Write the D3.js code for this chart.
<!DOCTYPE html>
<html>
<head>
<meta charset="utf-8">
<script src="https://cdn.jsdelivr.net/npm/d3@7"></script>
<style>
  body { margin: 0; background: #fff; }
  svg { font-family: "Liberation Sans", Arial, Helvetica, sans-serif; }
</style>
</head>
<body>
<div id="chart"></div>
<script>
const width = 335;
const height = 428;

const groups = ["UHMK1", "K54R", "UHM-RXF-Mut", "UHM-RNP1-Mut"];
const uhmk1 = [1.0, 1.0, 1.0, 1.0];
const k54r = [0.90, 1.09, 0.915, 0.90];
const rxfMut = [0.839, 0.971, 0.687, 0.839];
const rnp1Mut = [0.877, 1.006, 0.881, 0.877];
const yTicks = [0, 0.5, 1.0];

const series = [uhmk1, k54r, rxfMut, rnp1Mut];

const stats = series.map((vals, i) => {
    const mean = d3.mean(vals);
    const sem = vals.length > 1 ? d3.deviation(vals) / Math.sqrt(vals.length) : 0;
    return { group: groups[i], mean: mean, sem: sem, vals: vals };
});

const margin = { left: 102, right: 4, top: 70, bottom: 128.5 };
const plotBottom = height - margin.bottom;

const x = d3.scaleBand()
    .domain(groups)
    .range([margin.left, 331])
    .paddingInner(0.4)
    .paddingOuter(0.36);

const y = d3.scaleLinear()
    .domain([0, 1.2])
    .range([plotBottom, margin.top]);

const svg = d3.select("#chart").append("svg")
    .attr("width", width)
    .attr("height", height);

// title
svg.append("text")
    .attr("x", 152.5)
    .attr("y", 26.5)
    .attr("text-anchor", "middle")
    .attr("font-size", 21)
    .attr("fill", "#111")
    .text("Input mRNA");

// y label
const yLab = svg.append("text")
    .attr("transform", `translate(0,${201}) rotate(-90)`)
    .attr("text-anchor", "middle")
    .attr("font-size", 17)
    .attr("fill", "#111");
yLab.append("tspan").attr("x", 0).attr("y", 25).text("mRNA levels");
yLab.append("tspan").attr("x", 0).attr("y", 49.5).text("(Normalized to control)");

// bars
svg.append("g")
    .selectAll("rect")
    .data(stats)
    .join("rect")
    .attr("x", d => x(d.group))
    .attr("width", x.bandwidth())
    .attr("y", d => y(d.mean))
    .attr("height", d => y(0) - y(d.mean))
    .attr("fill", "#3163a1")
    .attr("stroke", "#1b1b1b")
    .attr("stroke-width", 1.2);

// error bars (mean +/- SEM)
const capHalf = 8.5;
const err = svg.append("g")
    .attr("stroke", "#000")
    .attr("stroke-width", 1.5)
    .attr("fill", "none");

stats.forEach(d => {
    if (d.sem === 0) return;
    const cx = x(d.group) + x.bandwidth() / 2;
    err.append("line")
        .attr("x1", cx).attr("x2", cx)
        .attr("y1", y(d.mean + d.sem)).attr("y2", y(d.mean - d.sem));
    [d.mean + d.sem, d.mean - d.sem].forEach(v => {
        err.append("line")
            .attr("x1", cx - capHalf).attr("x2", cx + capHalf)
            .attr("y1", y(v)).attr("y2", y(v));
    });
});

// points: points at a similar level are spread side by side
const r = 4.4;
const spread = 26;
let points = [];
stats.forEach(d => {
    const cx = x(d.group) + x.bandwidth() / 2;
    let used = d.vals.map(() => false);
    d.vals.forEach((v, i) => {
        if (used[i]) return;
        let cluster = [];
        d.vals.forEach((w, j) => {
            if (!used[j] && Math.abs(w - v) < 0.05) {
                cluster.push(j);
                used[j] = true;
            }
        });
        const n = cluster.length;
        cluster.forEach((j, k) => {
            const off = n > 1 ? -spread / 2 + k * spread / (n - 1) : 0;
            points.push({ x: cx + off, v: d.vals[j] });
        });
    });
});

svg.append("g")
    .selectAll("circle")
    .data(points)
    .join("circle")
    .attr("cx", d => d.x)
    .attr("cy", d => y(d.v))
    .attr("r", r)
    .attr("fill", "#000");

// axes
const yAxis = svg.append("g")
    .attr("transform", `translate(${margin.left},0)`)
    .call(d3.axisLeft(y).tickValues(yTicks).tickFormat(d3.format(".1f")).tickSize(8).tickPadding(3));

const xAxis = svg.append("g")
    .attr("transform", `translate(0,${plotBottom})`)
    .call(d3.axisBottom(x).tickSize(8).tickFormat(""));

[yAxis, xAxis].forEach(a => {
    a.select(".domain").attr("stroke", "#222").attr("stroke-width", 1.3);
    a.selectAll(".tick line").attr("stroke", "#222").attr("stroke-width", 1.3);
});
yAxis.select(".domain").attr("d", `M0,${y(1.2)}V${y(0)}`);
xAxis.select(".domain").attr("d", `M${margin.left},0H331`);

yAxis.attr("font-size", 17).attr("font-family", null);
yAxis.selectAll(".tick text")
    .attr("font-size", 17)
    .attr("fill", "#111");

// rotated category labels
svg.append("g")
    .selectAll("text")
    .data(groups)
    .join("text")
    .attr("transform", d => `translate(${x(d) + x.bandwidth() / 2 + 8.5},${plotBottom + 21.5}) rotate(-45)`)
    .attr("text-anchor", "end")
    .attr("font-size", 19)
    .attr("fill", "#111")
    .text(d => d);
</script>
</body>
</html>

******************************

Task objective
From the very first line of the data through the line with "const height = 428;" in it, please reproduce each line exactly and output nothing more.

Response to this exercise
Write the D3.js code for this chart.
<!DOCTYPE html>
<html>
<head>
<meta charset="utf-8">
<script src="https://cdn.jsdelivr.net/npm/d3@7"></script>
<style>
  body { margin: 0; background: #fff; }
  svg { font-family: "Liberation Sans", Arial, Helvetica, sans-serif; }
</style>
</head>
<body>
<div id="chart"></div>
<script>
const width = 335;
const height = 428;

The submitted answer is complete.